Which storage engine design is optimized for write-heavy workloads?

LSM-Trees buffer all writes in memory (memtable) and flush sequentially to disk. This converts random writes into sequential I/O, which is much faster on both HDDs and SSDs.

Question 02

In an LSM-Tree, what is the correct order of the write path?

Writes go to the in-memory memtable first. When it reaches a size threshold, it's flushed as an immutable SSTable on disk. Background compaction then merges SSTables to reduce read amplification and reclaim space.

Question 03

What is the primary purpose of the Write-Ahead Log (WAL)?

The WAL records all changes before they are applied to data pages. If the database crashes, it replays the WAL to recover committed transactions, providing the Durability guarantee in ACID.

Question 04

What are "dirty pages" in the context of a buffer pool?

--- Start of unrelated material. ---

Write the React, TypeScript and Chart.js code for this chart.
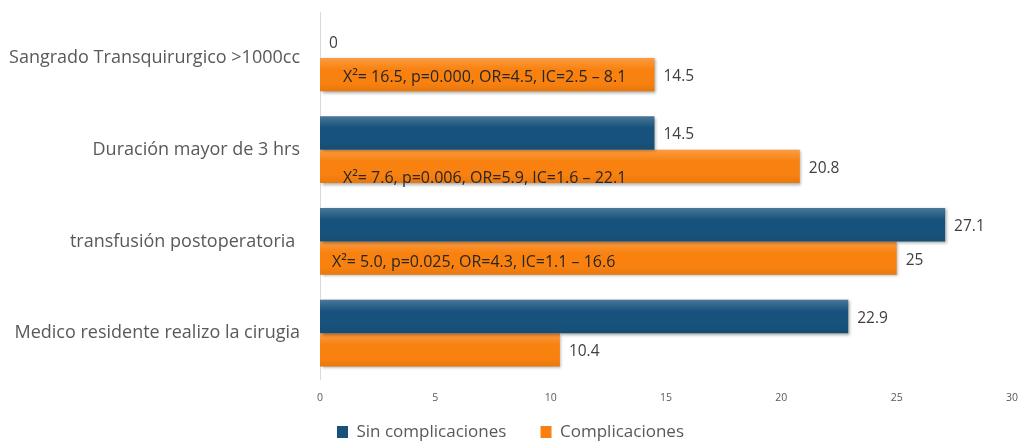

Dirty pages are in-memory pages that have been modified but not yet written back to disk. The checkpoint process periodically flushes dirty pages to persistent storage.

Question 05

Which join algorithm builds a hash table from the smaller input and probes it with the larger?

Hash Join builds a hash table from the smaller (build) side and then scans the larger (probe) side, looking up each row in the hash table. It's O(n + m) and ideal for large equi-joins without sorted input.

Question 06

In PostgreSQL's MVCC implementation, where are old row versions stored?

PostgreSQL stores old tuple versions directly in the main heap. Dead tuples are removed by the VACUUM process. This differs from InnoDB, which stores old versions in a separate undo/rollback segment.

Question 07

Why is cardinality estimation important in cost-based optimization?

The optimizer uses cardinality estimates to predict how many rows each operation will produce. If these estimates are off by orders of magnitude, the optimizer may choose the wrong join algorithm, skip a useful index, or pick a terrible join order.

Question 08

Which PgBouncer pooling mode offers the best balance of safety and efficiency for most applications?

Transaction mode assigns a server connection for the duration of a single transaction, then returns it to the pool. This gives good multiplexing while still supporting multi-statement transactions. Session mode is too conservative; statement mode is too restrictive.

Question 09

What problem do long-running transactions cause in PostgreSQL's MVCC?

VACUUM can only remove tuple versions that are no longer visible to any active transaction. A long-running transaction holds an old snapshot, preventing cleanup of dead tuples created after it started, leading to table bloat.

Question 10

Which compaction strategy organizes SSTables into levels with non-overlapping key ranges?

Leveled compaction (used by LevelDB and RocksDB by default) arranges SSTables into levels where each level has non-overlapping key ranges. This ensures at most one SSTable per level needs to be checked for a given key, improving read performance at the cost of higher write amplification from more frequent compaction.